Articles
December 14, 2025

The Real Problem Isn't Data Access
Most operators today are not losing money because they lack data. They're losing it because the right data arrives after the decision window has already closed.
This is not a technology gap. Most operators already run the systems required to solve this problem:
Modern SCADA systems
Enterprise data historians
ERP and reporting platforms
Data Lakes
And most have invested significantly in each.
The gap is not what those systems contain. It is how data moves between them - and when it surfaces for decision-making.
The Pattern Emerging Across Operators
Across upstream and midstream environments, a consistent pattern is appearing. When systems operate in isolation:
Signals arrive too late
Context is incomplete
Decisions rely on delayed or manually reconciled data
This creates a structural gap between:
What is happening in operations 👉 What leadership can act on in time.
The result is a category of loss that rarely appears on any single report - but compounds quietly across contracts, production, and capital deployment.
Where Margin Leakage Typically Hides
1. Contract & Invoice Misalignment
When field ticket and allocation data, contracts, and billing systems are not continuously reconciled, overcharges accumulate undetected.
Validation that happens periodically instead of in real time creates exposure that can persist for years.
Industry context: Billing errors and contract discrepancies in complex field environments are estimated to affect 2–5% of total contract value - a material figure at scale.
Result: Millions in recoverable overcharges remain invisible until a manual audit surfaces them - if one ever does.
2. Delayed Production Visibility
Production decline and deferral events are typically:
Identified in reports, not in real time
Investigated after performance has already deteriorated
Each day of undetected decline on a producing well carries a direct cost in deferred production - compounded across a portfolio, the exposure grows quickly.
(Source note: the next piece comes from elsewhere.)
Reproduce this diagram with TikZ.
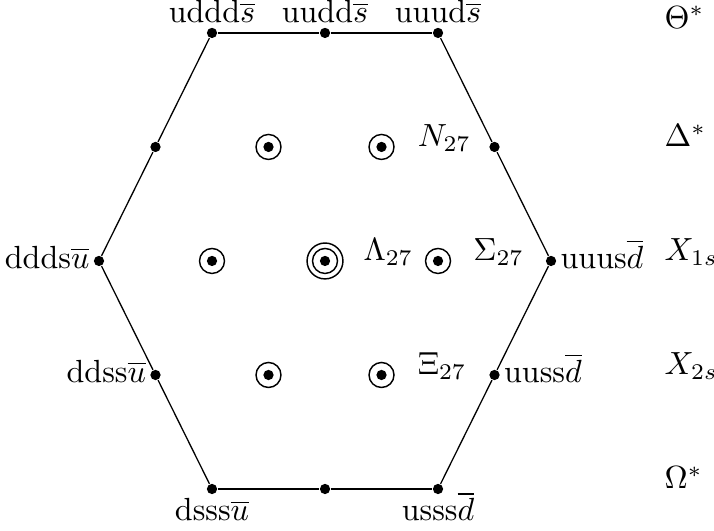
\documentclass[tikz,border=0pt]{standalone}
\usetikzlibrary{positioning}
\tikzset{
  wdot/.style={circle, fill=black, inner sep=0pt, minimum size=3.2pt},
  wring/.style={circle, draw, line width=0.45pt, inner sep=0pt, minimum size=7.8pt,
    path picture={\fill (path picture bounding box.center) circle (1.6pt);}},
  wouter/.style={circle, draw, line width=0.45pt, inner sep=0pt, minimum size=11.2pt},
  wedge/.style={line width=0.4pt},
  wbase/.style={line width=0.75pt},
  wlbl/.style={inner sep=1pt},
  wside/.style={inner sep=1pt, yshift=-2.2pt},
  wname/.style={inner sep=1pt, anchor=base west},
  wrow/.style={anchor=base west, inner sep=0pt},
}

\begin{document}
\begin{tikzpicture}[x=1.239cm, y=1.25cm]
    \useasboundingbox (-2.876,-2.368) rectangle (3.442,2.289);

    % corners and edge weights
    \node[wdot] (t1) at (-1,2) {};
    \node[wdot] (t2) at (0,2) {};
    \node[wdot] (t3) at (1,2) {};
    \node[wdot] (l1) at (-1.5,1) {};
    \node[wdot] (r1) at (1.5,1) {};
    \node[wdot] (l0) at (-2,0) {};
    \node[wdot] (r0) at (2,0) {};
    \node[wdot] (l2) at (-1.5,-1) {};
    \node[wdot] (r2) at (1.5,-1) {};
    \node[wdot] (b1) at (-1,-2) {};
    \node[wdot] (b2) at (0,-2) {};
    \node[wdot] (b3) at (1,-2) {};

    \draw[wbase] (t1) -- (t2) -- (t3);
    \draw[wbase] (b1) -- (b2) -- (b3);
    \draw[wedge] (t1) -- (l1) -- (l0) -- (l2) -- (b1);
    \draw[wedge] (t3) -- (r1) -- (r0) -- (r2) -- (b3);

    % inner weights
    \node[wring] (n1) at (-0.5,1) {};
    \node[wring] (n2) at (0.5,1) {};
    \node[wring] (m1) at (-1,0) {};
    \node[wring] (m3) at (1,0) {};
    \node[wring] (x1) at (-0.5,-1) {};
    \node[wring] (x2) at (0.5,-1) {};
    \node[wring] (m2) at (0,0) {};
    \node[wouter] (m2o) at (m2) {};

    % quark contents
    \node[wlbl, above=0pt of t1] (t1l) {uddd$\overline{s}$};
    \node[wlbl, above=0pt of t2] (t2l) {uudd$\overline{s}$};
    \node[wlbl, above=0pt of t3] (t3l) {uuud$\overline{s}$};
    \node[wside, anchor=base east] (l0l) at (l0.west) {ddds$\overline{u}$};
    \node[wside, anchor=base east] (l2l) at (l2.west) {ddss$\overline{u}$};
    \node[wside, anchor=base west] (r0l) at (r0.east) {uuus$\overline{d}$};
    \node[wside, anchor=base west] (r2l) at (r2.east) {uuss$\overline{d}$};
    \node[wlbl, below=0pt of b1] (b1l) {dsss$\overline{u}$};
    \node[wlbl, anchor=base] (b3l) at (b3 |- b1l.base) {usss$\overline{d}$};

    \node[wname, xshift=6pt] (nl) at (n2.east) {$N_{27}$};
    \node[wname, xshift=5pt] (ll) at (m2o.east) {$\Lambda_{27}$};
    \node[wname, xshift=5.7pt] (sl) at (m3.east) {$\Sigma_{27}$};
    \node[wname, xshift=6pt] (xl) at (x2.east) {$\Xi_{27}$};

    % multiplets
    \node[wrow] (th) at (3.0,2.04) {$\Theta^*$};
    \node[wrow] (de) at (3.0,1) {$\Delta^*$};
    \node[wrow] (xa) at (3.0,0) {$X_{1s}$};
    \node[wrow] (xb) at (3.0,-1) {$X_{2s}$};
    \node[wrow] (om) at (3.0,-2) {$\Omega^*$};
\end{tikzpicture}
\end{document}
Result: Preventable downtime and lost output that could have been addressed at the signal stage, not the consequence stage.
3. Reporting Latency
Many organizations still operate with multi-day or multi-week reporting cycles and manual reconciliation across systems.
11-day reporting cycles remain common across mid-size operators, meaning leadership routinely makes decisions against an operational reality that is nearly two weeks old.
Result: Strategic and tactical decisions are made on a picture of operations that no longer reflects current conditions.
4. AFE Cycle Delays and Capex Reallocation
When performance data is fragmented across systems, AFE approvals and Capex reallocation decisions extend from weeks into quarters.
Across a $50M+ capital program, the cost of delayed reallocation decisions - missed production windows, deferred high-return projects - is rarely measured but consistently material.
Result: Reduced return on deployed capital, not from poor investment decisions, but from slow ones.
A Recent Example
A Permian-focused independent operator running more than 200 producing wells identified these gaps across their environment. Within six months:
"We recovered over $2M in invoice overcharges on contracts that had been in place for years - and cut our reporting time in half."
In parallel, they:
Reduced unplanned downtime and deferral events by 31%
Shortened reporting cycles from 11 days to 4 hours
Accelerated capital decisions from a quarter to one week
No change in assets. No change in vendors.
Only a change in how data connected across the organization - and when it became actionable.
What Separates Leading Operators
The operators gaining ground in the current environment share one operational advantage. They are acting on complete, aligned data before the decision window closes - not after it.
This single shift transforms how the organization operates at every level:
Detection → Prevention
Reporting → Real-time awareness
Reaction → Proactive control
It does not require replacing existing systems or expanding headcount. It requires closing the gap between what those systems know and when leadership can act on it.
The Question Worth Asking
Most organizations already have the data required to identify these issues. Which means the relevant question for leadership is not whether the data exists.
"Where in your operation are signals arriving too late to act on?"
Closing Perspective
In the current environment, the operators who outperform are not distinguished by better assets or larger teams. They are distinguished by when information becomes actionable - and their ability to act on it before the opportunity or the loss becomes permanent.
That gap, while often invisible on any single report, is where the most material performance differences now occur.
And for most operators, the data required to close it is already there.